Investors are advised to put money in equity funds via systematic transfer plans (STPs). This involves putting money in a liquid or ultra short-term fund and then transferring a fixed sum to a chosen equity fund. What is the ideal tenure of an STP? We ask the experts.

Swarup Mohanty, chief executive officer, Mirae Asset Global Investments (India) Pvt. Ltd

Investors who have regular income prefer to invest their money in equities through the systematic investment plan (SIP) route, while investors having irregular income or those who have a one-time surplus, prefer the STP route of investment. The advice of investing through STP route should be similar to that of the SIP.

It provides advantage of rupee cost averaging and higher returns compared to the savings bank account. We believe the tenure of STP should be linked to the tenure or goal which the investor would like to reach. Let me explain this with an example.

For instance, if you have a goal to buy a car after five years, you could do an STP for a period of two years, assuming of course you have a good corpus or an investable surplus, to begin with.

The key for investors is to choose the tenure based on the tenure of their goal and expected rate of return. This is where the role of a financial planner or adviser becomes critical. She must provide the appropriate asset allocation and advice.

Some people take the STP route when equity markets peak out. This may backfire because you are taking a call on the market. That call could go either ways. Stick to the asset allocation based on your risk profile and invest accordingly.

Harsha Upadhyaya, chief investment officer-equity, Kotak Mahindra Asset Management Co Ltd

There is no ‘one size fits all’ suggestion. Ideally the time horizon of STP should depend on one’s risk profile, market outlook, prevailing valuations and the likely holding period of investment post completion of STP period.

If it is being used to participate in equity for a long horizon of say 10-15 years, then generally one can participate through STP over a period of 12-36 months. This helps in averaging the cost of investment and would help the investor avoid timing the market. The longer the STP period, higher is the averaging benefit.

But a minimum period of 24 months would ensure that the investor is not caught in a wrong cycle and thus, avoids investing at peak valuations. STP is not a fool proof method to avoid losses or maximise returns.

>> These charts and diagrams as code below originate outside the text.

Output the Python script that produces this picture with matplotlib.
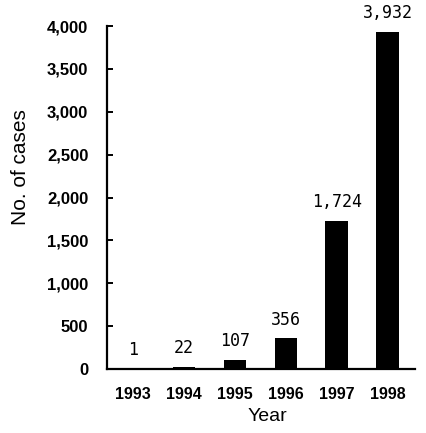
import matplotlib.pyplot as plt
from matplotlib.ticker import FuncFormatter

years = ["1993", "1994", "1995", "1996", "1997", "1998"]
cases = [1, 22, 107, 356, 1724, 3932]
yticks = [0, 500, 1000, 1500, 2000, 2500, 3000, 3500, 4000]

fig = plt.figure(figsize=(4.27, 4.33), dpi=100)
ax = fig.add_axes([0.2506, 0.1478, 0.7214, 0.792])

x = list(range(len(years)))
ax.bar(x, cases, width=0.44, color="black")

for xi, v in zip(x, cases):
    ax.annotate(f"{v:,}", (xi, v), xytext=(0, 7), textcoords="offset points",
                ha="center", va="bottom", family="DejaVu Sans Mono", fontsize=12)

ax.set_xlim(-0.51, 5.54)
ax.set_ylim(0, 4000)
ax.set_yticks(yticks)
ax.yaxis.set_major_formatter(FuncFormatter(lambda v, _: f"{int(v):,}"))
ax.set_xticks(x)
ax.set_xticklabels(years)

for s in ["top", "right"]:
    ax.spines[s].set_visible(False)
for s in ["left", "bottom"]:
    ax.spines[s].set_linewidth(1.6)

ax.tick_params(axis="y", direction="in", length=4, width=1.4, pad=13.5)
ax.tick_params(axis="x", length=0, pad=13)
for lab in ax.get_yticklabels():
    lab.set_family("Liberation Sans")
    lab.set_fontweight("bold")
    lab.set_fontsize(12)
for lab in ax.get_xticklabels():
    lab.set_family("Liberation Sans")
    lab.set_fontweight("bold")
    lab.set_fontsize(11.5)

ax.set_ylabel("No. of cases", family="Liberation Sans", fontsize=15, va="center")
ax.yaxis.set_label_coords(-0.28, 0.589)
ax.set_xlabel("Year", family="Liberation Sans", fontsize=14, va="top")
ax.xaxis.set_label_coords(0.52, -0.115)

fig.savefig("out.png", dpi=100)
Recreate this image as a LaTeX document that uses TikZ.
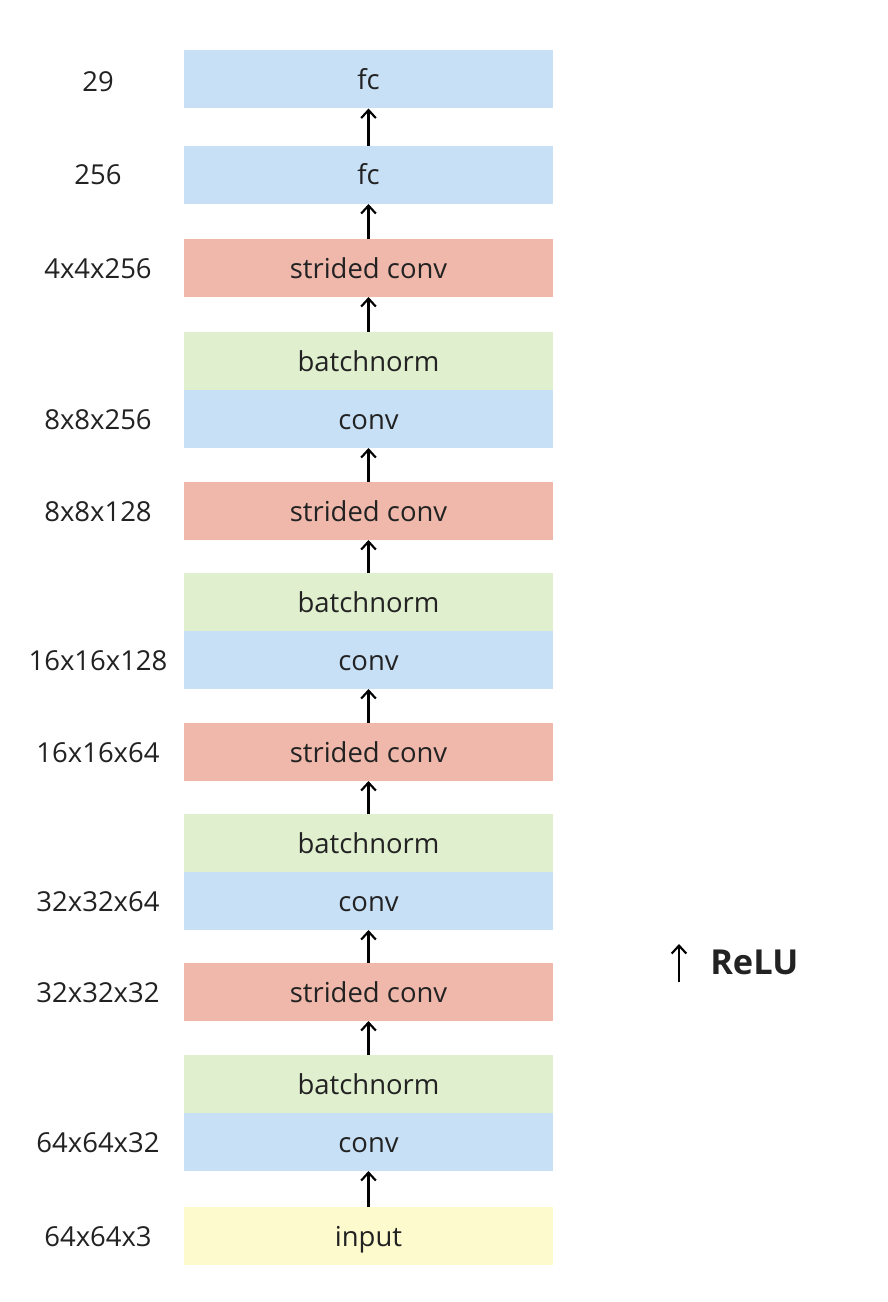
\documentclass[tikz,border=0pt]{standalone}
\usepackage{fontspec}
\setmainfont{Open Sans}
\usetikzlibrary{arrows.meta}
\definecolor{cblue}{HTML}{C7E0F6}
\definecolor{cred}{HTML}{EFB8AB}
\definecolor{cgreen}{HTML}{E0EFCE}
\definecolor{cyellow}{HTML}{FDFACD}
\definecolor{ctext}{HTML}{222222}
\begin{document}
\begin{tikzpicture}[x=0.75pt,y=-0.75pt,
  layer/.style={rectangle, minimum width=276.75pt, minimum height=43.5pt, inner sep=0pt, outer sep=0pt, text=ctext, text height=17pt, text depth=2pt, font=\fontsize{20.6pt}{24pt}\selectfont},
  bluebox/.style={layer, fill=cblue},
  redbox/.style={layer, fill=cred},
  greenbox/.style={layer, fill=cgreen},
  yellowbox/.style={layer, fill=cyellow},
  dimlabel/.style={text=ctext, text height=17pt, text depth=2pt, font=\fontsize{20.6pt}{24pt}\selectfont, inner sep=0pt},
  flow/.style={-{Straight Barb[length=6pt,width=11pt,line width=1.6pt]}, line width=1.6pt, black}
]
\useasboundingbox (0,0) rectangle (888,1302);
\fill[white] (0,0) rectangle (888,1302);

\node[bluebox]   (fc1)   at (368.5,79.5) {fc};
\node[bluebox]   (fc2)   at (368.5,175) {fc};
\node[redbox]    (sc1)   at (368.5,268) {strided conv};
\node[greenbox]  (bn1)   at (368.5,361) {batchnorm};
\node[bluebox]   (conv1) at (368.5,419) {conv};
\node[redbox]    (sc2)   at (368.5,511) {strided conv};
\node[greenbox]  (bn2)   at (368.5,602) {batchnorm};
\node[bluebox]   (conv2) at (368.5,660) {conv};
\node[redbox]    (sc3)   at (368.5,752) {strided conv};
\node[greenbox]  (bn3)   at (368.5,843) {batchnorm};
\node[bluebox]   (conv3) at (368.5,901) {conv};
\node[redbox]    (sc4)   at (368.5,992) {strided conv};
\node[greenbox]  (bn4)   at (368.5,1084) {batchnorm};
\node[bluebox]   (conv4) at (368.5,1142) {conv};
\node[yellowbox] (inp)   at (368.5,1236) {input};

\node[dimlabel] (l1)  at (98,81.5) {29};
\node[dimlabel] (l2)  at (98,175) {256};
\node[dimlabel] (l3)  at (98,268) {4x4x256};
\node[dimlabel] (l4)  at (98,419) {8x8x256};
\node[dimlabel] (l5)  at (98,511) {8x8x128};
\node[dimlabel] (l6)  at (98,660) {16x16x128};
\node[dimlabel] (l7)  at (98,752) {16x16x64};
\node[dimlabel] (l8)  at (98,901) {32x32x64};
\node[dimlabel] (l9)  at (98,992) {32x32x32};
\node[dimlabel] (l10) at (98,1142) {64x64x32};
\node[dimlabel] (l11) at (98,1236) {64x64x3};

\draw[flow] (inp.north) -- (conv4.south);
\draw[flow] (bn4.north) -- (sc4.south);
\draw[flow] (sc4.north) -- (conv3.south);
\draw[flow] (bn3.north) -- (sc3.south);
\draw[flow] (sc3.north) -- (conv2.south);
\draw[flow] (bn2.north) -- (sc2.south);
\draw[flow] (sc2.north) -- (conv1.south);
\draw[flow] (bn1.north) -- (sc1.south);
\draw[flow] (sc1.north) -- (fc2.south);
\draw[flow] (fc2.north) -- (fc1.south);

\coordinate (rb) at (679,982);
\coordinate (rt) at (679,944);
\draw[flow] (rb) -- (rt);
\node[anchor=base west, text=ctext, inner sep=0pt, font=\bfseries\fontsize{25.8pt}{30pt}\selectfont] (relu) at (710,974) {ReLU};
\end{tikzpicture}
\end{document}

However, it definitely helps to minimise market timing risk and helps the long term investor in averaging his cost of investment over a reasonable period.

STP option is best suited when the market valuations are fair or above average, as hopefully through averaging one is able to build a portfolio through market corrections rather than at or around peak valuations.

It can also be an effective tool to tide over any possible event risks in the short term.

Anup Bansal, co-founder and managing director, Mitraz Financial Services

The approach of putting money in liquid or ultra-short-term fund and then transferring into equity funds through STP is to avoid timing the market. This is applicable primarily when markets valuations— as measured by the price-earnings (P-E) ratio—are in the expensive zone when compared with the historical values. Higher the valuation of the market, longer is the STP tenure.

For example, for market PE in the range of 24-25 times, the STP tenure could be a weekly fixed amount for 9-12 months for the targeted equity allocation whereas for market-PE greater than 25 times (current scenario), the STP tenure could be a weekly fixed amount for 15-18 months. The rationale is based on historical analysis of 1 year and 3 years’ forward returns when market is in a particular PE-zone.

The average market-PE till date is 18-20 and the probability of negative forward returns is significantly high at PE-values greater than 24 times.

So, it is prudent to take equity exposures in small chunks at high valuation. The fixed weekly STP amount may be readjusted dynamically based on changes in market valuation. This confirms to risk management where an investor does not capture the whole upside but protects the downside as much as possible.

Shyam Sunder, managing director, PeakAlpha Investment Services Pvt. Ltd

The systematic transfer plan tenure is a judgement call, whose success or failure will only be apparent in hindsight.

An STP will be judged as a good strategy if there is a sharp correction while the STP is active. The money still in the liquid fund is protected from the fall. The earlier in the tenure the fall, the more successful the strategy.

An STP will be judged as a bad strategy in a steady bull market, like we have all witnessed recently. Here, it has prevented the money that is still in the liquid fund from participating in this market rally. The investor’s opportunity cost here is high.

By extension, a very short STP tenure retains risk because the market may correct immediately after the STP is completed. A very long STP tenure has significant opportunity cost, since the investor may miss out on a significant market rally.

Therefore, we decide on the STP tenure based on our perception of prevailing and upcoming market volatility. When we are nervous, we lengthen the STP tenure, and when we are optimistic, we trim the tenure. We are currently recommending 24-week STPs.

Given that the objective of STPs is to protect against market volatility, we always prefer a weekly STP frequency.